Bloomberg New Contemporaries 2010, at the ICA this year, is a large group exhibition of new art talent; recent graduates.  Hence it is a pretty diverse exhibition and hence feels much like an art school show.  The layout of the ICA galleries furthers this feel of fitting into particular spaces within an institution.  There are however some interesting pieces in the exhibition which suggest a discourse of emptiness, of something lacking perhaps, whilst on the other hand being an exploration of contrasting textures. 

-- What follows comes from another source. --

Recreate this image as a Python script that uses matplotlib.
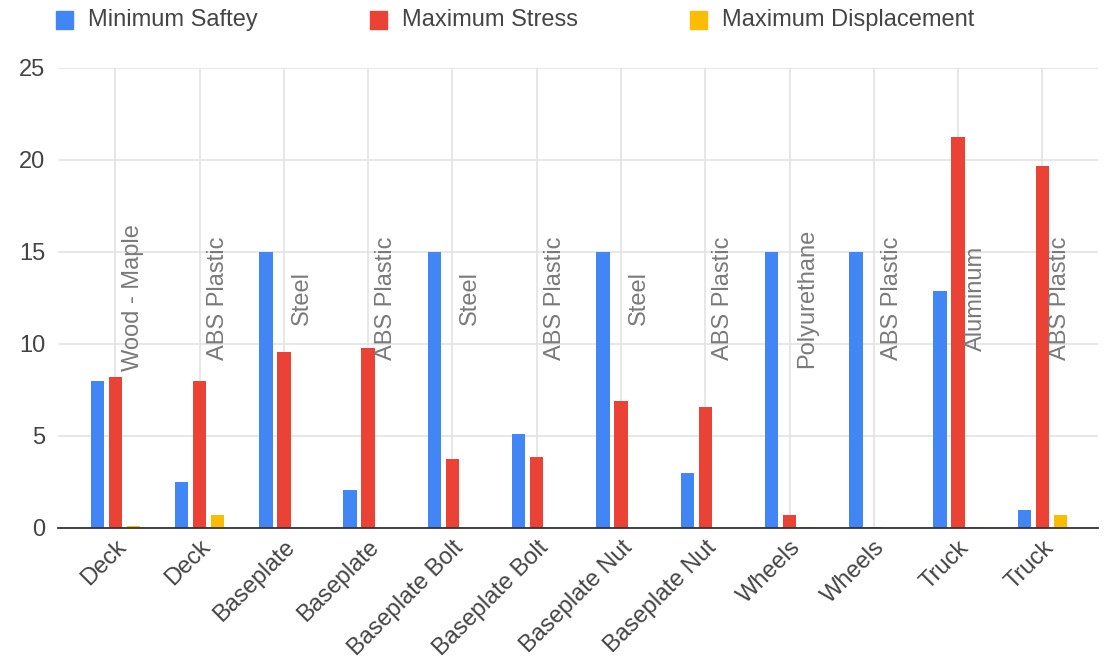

Nick Bailey’s Safe seems rather dumb, a mute casket to which we are not provided access.  We might wonder what could be inside it, but particularly when seen alongside Dials Slightly to the Right, it seems the form itself is the focus of this work; a solid, black box protruding from the wall.  Perhaps it brings Kasimir Malevich‘s studies into a three dimensional form.

Matthew Coombes’ Site Receiver: Untitiled (2009) makes clever use of simple materials; smooth hardboard cut at asymmetric angles contrasted with the texture of anti-climb paint.  This creates a void in the wall somewhat like an Anish Kapoor piece exhibited in the last British Art Show at the Hayward Gallery.  It also seems like it would absorb sound like an open mouth, either rendering it dead or perhaps creating absurd refracted echos, whilst the walls of the nearby screening rooms have been hung with things that look like box canvases to absorb sound that could be similar works.

There are also themes of deconstruction and devaluation of the cultural currency portrayed within the exhibition.  Kiwoun Shin’s Dis_illusion_Coin_Faces (2009) takes this particularly literally as an act of deconstructing coins, grinding away their status into bear shards of material with similar textural contrasts between shiny, polished, finished coin and ground remains; a highly political act.

Meanwhile, Rowena Harris’s Junior-deluxe-handy (2009) deconstructs a hand-held vacuum cleaner whilst her concrete addition seems to render anything sucked up into a permanent construction, unable to leave.  Here a narrow piece of kitchen worktop adds to a zig-zag alternation between smoothly painted plinth, rough chipboard, smooth melamine surface, bubbly concrete and shiny plastic.  These artists have something of the Arte Povera about them, in the choice of materials, but then that perhaps references their early career finances.

The exhibition runs until January 23rd 2011.